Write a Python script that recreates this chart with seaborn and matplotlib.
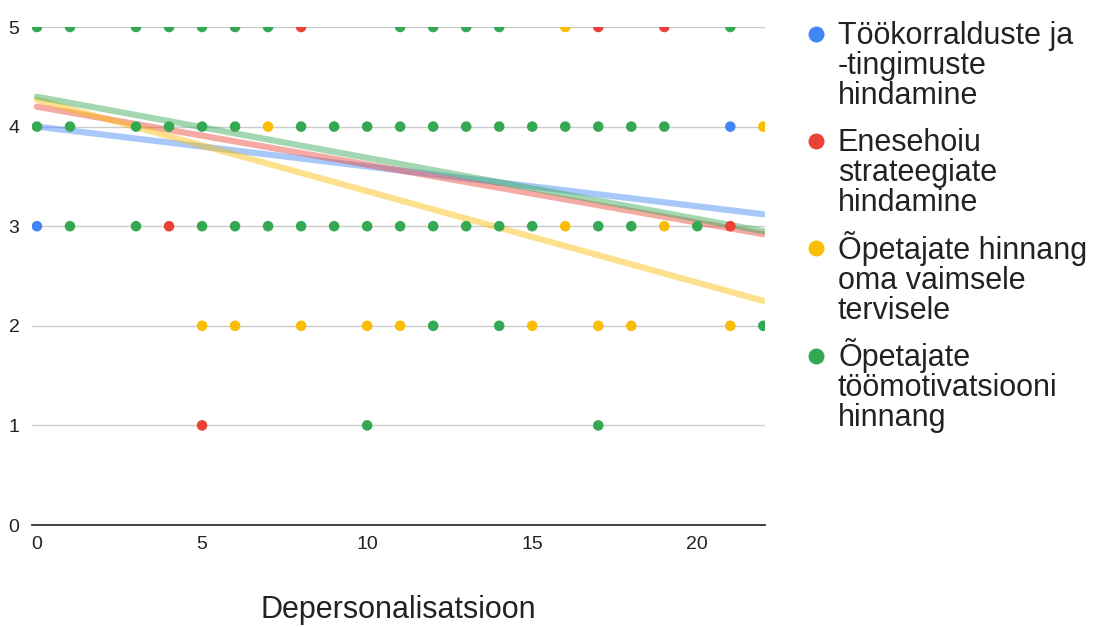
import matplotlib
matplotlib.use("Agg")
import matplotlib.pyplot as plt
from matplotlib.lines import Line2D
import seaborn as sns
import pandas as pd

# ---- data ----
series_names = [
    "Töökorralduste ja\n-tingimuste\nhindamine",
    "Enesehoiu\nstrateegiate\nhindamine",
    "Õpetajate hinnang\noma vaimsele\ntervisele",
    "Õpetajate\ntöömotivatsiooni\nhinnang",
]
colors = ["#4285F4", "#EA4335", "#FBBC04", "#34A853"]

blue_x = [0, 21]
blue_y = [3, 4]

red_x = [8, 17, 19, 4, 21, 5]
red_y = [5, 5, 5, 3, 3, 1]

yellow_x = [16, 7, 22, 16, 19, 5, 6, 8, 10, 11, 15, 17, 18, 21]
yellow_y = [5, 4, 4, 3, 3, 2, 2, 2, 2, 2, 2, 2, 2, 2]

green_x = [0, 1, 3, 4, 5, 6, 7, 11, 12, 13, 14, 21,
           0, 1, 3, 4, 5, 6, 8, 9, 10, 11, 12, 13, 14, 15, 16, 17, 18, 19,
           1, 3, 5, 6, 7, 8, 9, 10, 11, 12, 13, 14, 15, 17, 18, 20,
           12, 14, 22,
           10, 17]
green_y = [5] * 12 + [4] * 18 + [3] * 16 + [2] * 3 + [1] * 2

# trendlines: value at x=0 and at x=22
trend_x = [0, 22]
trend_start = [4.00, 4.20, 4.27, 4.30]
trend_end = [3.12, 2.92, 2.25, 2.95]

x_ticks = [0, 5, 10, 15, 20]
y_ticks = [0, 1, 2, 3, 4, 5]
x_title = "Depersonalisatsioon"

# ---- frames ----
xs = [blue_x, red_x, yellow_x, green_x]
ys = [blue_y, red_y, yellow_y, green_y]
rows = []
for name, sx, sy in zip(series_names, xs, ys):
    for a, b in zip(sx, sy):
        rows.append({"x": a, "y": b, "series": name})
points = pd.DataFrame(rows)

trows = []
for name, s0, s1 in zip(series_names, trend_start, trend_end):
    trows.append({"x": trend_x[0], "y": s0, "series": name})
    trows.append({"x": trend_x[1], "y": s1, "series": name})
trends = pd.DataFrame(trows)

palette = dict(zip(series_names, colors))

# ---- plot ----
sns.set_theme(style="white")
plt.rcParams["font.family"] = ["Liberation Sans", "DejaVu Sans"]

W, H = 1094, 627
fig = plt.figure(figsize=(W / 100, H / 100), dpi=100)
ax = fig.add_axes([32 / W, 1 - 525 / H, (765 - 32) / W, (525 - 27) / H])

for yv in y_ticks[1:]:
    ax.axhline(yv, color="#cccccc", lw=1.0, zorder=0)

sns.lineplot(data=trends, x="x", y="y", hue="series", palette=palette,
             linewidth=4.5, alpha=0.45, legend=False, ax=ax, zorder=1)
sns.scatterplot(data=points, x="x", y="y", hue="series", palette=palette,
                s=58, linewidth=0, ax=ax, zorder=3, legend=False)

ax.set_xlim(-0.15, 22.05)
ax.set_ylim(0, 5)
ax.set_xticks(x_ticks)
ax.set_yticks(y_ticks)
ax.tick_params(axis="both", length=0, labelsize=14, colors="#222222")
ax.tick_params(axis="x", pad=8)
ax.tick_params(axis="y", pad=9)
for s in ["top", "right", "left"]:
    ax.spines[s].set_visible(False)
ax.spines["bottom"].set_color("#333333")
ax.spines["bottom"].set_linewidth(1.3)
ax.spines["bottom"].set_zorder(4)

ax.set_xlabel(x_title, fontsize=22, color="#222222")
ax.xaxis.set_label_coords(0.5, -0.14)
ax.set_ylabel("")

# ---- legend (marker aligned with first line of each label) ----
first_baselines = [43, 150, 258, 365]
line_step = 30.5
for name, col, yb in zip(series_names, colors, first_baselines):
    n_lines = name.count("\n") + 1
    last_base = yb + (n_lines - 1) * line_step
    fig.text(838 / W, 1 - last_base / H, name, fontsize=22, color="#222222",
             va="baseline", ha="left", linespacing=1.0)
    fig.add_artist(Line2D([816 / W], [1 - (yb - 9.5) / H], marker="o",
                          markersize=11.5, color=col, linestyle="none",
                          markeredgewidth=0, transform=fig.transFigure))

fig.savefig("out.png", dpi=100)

--------

▶ [Objective] Except for the pictures, print the data above exactly.

▶ [Written answer]
Write a Python script that recreates this chart with seaborn and matplotlib.
import matplotlib
matplotlib.use("Agg")
import matplotlib.pyplot as plt
from matplotlib.lines import Line2D
import seaborn as sns
import pandas as pd

# ---- data ----
series_names = [
    "Töökorralduste ja\n-tingimuste\nhindamine",
    "Enesehoiu\nstrateegiate\nhindamine",
    "Õpetajate hinnang\noma vaimsele\ntervisele",
    "Õpetajate\ntöömotivatsiooni\nhinnang",
]
colors = ["#4285F4", "#EA4335", "#FBBC04", "#34A853"]

blue_x = [0, 21]
blue_y = [3, 4]

red_x = [8, 17, 19, 4, 21, 5]
red_y = [5, 5, 5, 3, 3, 1]

yellow_x = [16, 7, 22, 16, 19, 5, 6, 8, 10, 11, 15, 17, 18, 21]
yellow_y = [5, 4, 4, 3, 3, 2, 2, 2, 2, 2, 2, 2, 2, 2]

green_x = [0, 1, 3, 4, 5, 6, 7, 11, 12, 13, 14, 21,
           0, 1, 3, 4, 5, 6, 8, 9, 10, 11, 12, 13, 14, 15, 16, 17, 18, 19,
           1, 3, 5, 6, 7, 8, 9, 10, 11, 12, 13, 14, 15, 17, 18, 20,
           12, 14, 22,
           10, 17]
green_y = [5] * 12 + [4] * 18 + [3] * 16 + [2] * 3 + [1] * 2

# trendlines: value at x=0 and at x=22
trend_x = [0, 22]
trend_start = [4.00, 4.20, 4.27, 4.30]
trend_end = [3.12, 2.92, 2.25, 2.95]

x_ticks = [0, 5, 10, 15, 20]
y_ticks = [0, 1, 2, 3, 4, 5]
x_title = "Depersonalisatsioon"

# ---- frames ----
xs = [blue_x, red_x, yellow_x, green_x]
ys = [blue_y, red_y, yellow_y, green_y]
rows = []
for name, sx, sy in zip(series_names, xs, ys):
    for a, b in zip(sx, sy):
        rows.append({"x": a, "y": b, "series": name})
points = pd.DataFrame(rows)

trows = []
for name, s0, s1 in zip(series_names, trend_start, trend_end):
    trows.append({"x": trend_x[0], "y": s0, "series": name})
    trows.append({"x": trend_x[1], "y": s1, "series": name})
trends = pd.DataFrame(trows)

palette = dict(zip(series_names, colors))

# ---- plot ----
sns.set_theme(style="white")
plt.rcParams["font.family"] = ["Liberation Sans", "DejaVu Sans"]

W, H = 1094, 627
fig = plt.figure(figsize=(W / 100, H / 100), dpi=100)
ax = fig.add_axes([32 / W, 1 - 525 / H, (765 - 32) / W, (525 - 27) / H])

for yv in y_ticks[1:]:
    ax.axhline(yv, color="#cccccc", lw=1.0, zorder=0)

sns.lineplot(data=trends, x="x", y="y", hue="series", palette=palette,
             linewidth=4.5, alpha=0.45, legend=False, ax=ax, zorder=1)
sns.scatterplot(data=points, x="x", y="y", hue="series", palette=palette,
                s=58, linewidth=0, ax=ax, zorder=3, legend=False)

ax.set_xlim(-0.15, 22.05)
ax.set_ylim(0, 5)
ax.set_xticks(x_ticks)
ax.set_yticks(y_ticks)
ax.tick_params(axis="both", length=0, labelsize=14, colors="#222222")
ax.tick_params(axis="x", pad=8)
ax.tick_params(axis="y", pad=9)
for s in ["top", "right", "left"]:
    ax.spines[s].set_visible(False)
ax.spines["bottom"].set_color("#333333")
ax.spines["bottom"].set_linewidth(1.3)
ax.spines["bottom"].set_zorder(4)

ax.set_xlabel(x_title, fontsize=22, color="#222222")
ax.xaxis.set_label_coords(0.5, -0.14)
ax.set_ylabel("")

# ---- legend (marker aligned with first line of each label) ----
first_baselines = [43, 150, 258, 365]
line_step = 30.5
for name, col, yb in zip(series_names, colors, first_baselines):
    n_lines = name.count("\n") + 1
    last_base = yb + (n_lines - 1) * line_step
    fig.text(838 / W, 1 - last_base / H, name, fontsize=22, color="#222222",
             va="baseline", ha="left", linespacing=1.0)
    fig.add_artist(Line2D([816 / W], [1 - (yb - 9.5) / H], marker="o",
                          markersize=11.5, color=col, linestyle="none",
                          markeredgewidth=0, transform=fig.transFigure))

fig.savefig("out.png", dpi=100)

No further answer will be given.